The "Mirror" series from 2001, combining neon tubes with wood and Plexiglas, shows how early and how completely Hein had integrated light and reflection into a unified sculptural language. For collectors, these works offer something that purely optical art rarely achieves, which is an experience that changes each time you encounter it, depending on the light, the hour, and who you are standing with. From a collecting perspective, Hein's work occupies a compelling position in the contemporary market.

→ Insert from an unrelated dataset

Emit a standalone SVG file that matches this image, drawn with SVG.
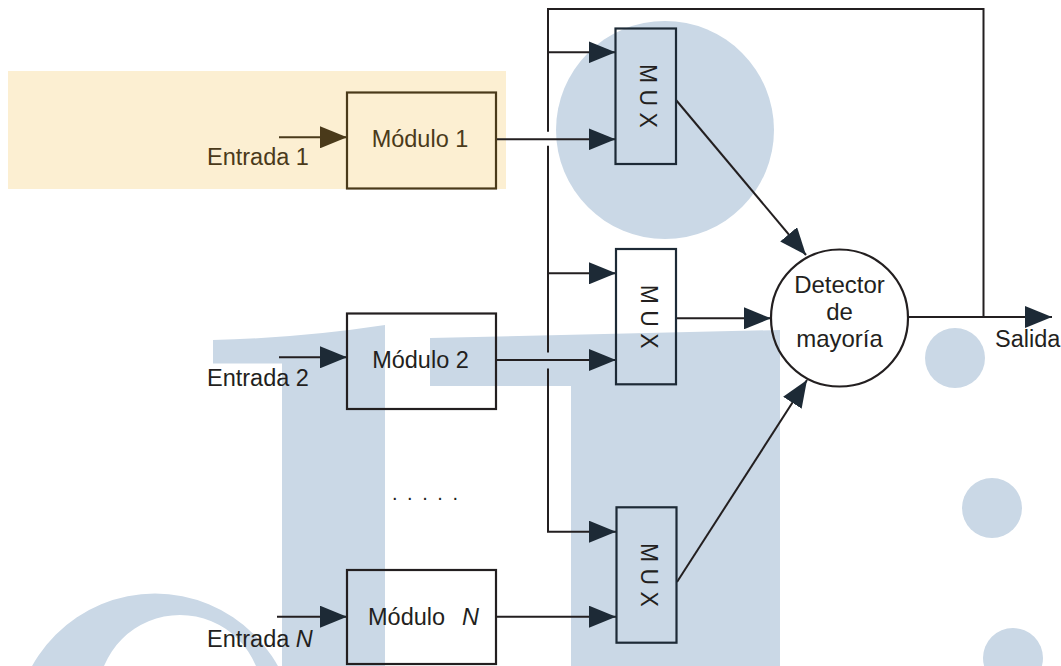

His practice is represented by established galleries including 303 Gallery in New York and König Galerie in Berlin, both of which have built strong institutional relationships for his work.

Jeppe Hein
Thoughts #7
Collectors who have acquired Hein over the past decade have seen both the cultural and the financial value of that decision affirmed as his institutional profile has grown. His work appeals to a sophisticated buyer who wants something that functions as more than decoration, something that generates conversation, activates a room, and rewards sustained attention. The neon works in particular have proven highly sought after, combining the materialist appeal of light sculpture with the literary resonance of text art. Hein's place in art history sits at a rich intersection.
He belongs to a tradition that includes the Fluxus movement's interest in playfulness and participation, the kinetic art of Jean Tinguely, and the institutional critique embedded in work by artists such as Michael Asher and Andrea Fraser. At the same time, his closest contemporaries include artists like Carsten Höller, with whom he shares an interest in the viewer as active participant, and Olafur Eliasson, the Icelandic Danish artist whose environmental light installations have brought participatory practice to the very largest stages in the world. Hein operates at a more intimate scale than Eliasson, which may be precisely why collectors find his work so liveable and so sustaining over time. What makes Jeppe Hein matter today, as much as or more than he did when "Neoncube" first startled gallery visitors two decades ago, is that his core proposition has only become more urgent.
In an era saturated with passive digital imagery and algorithmic distraction, he insists on the presence of the body, the irreducibility of the live encounter, and the transformative possibility of genuine surprise. His art does not tell you what to feel. It creates the conditions in which feeling becomes possible. That is a profound and increasingly rare thing, and it is why collectors who discover Hein tend to stay devoted to him.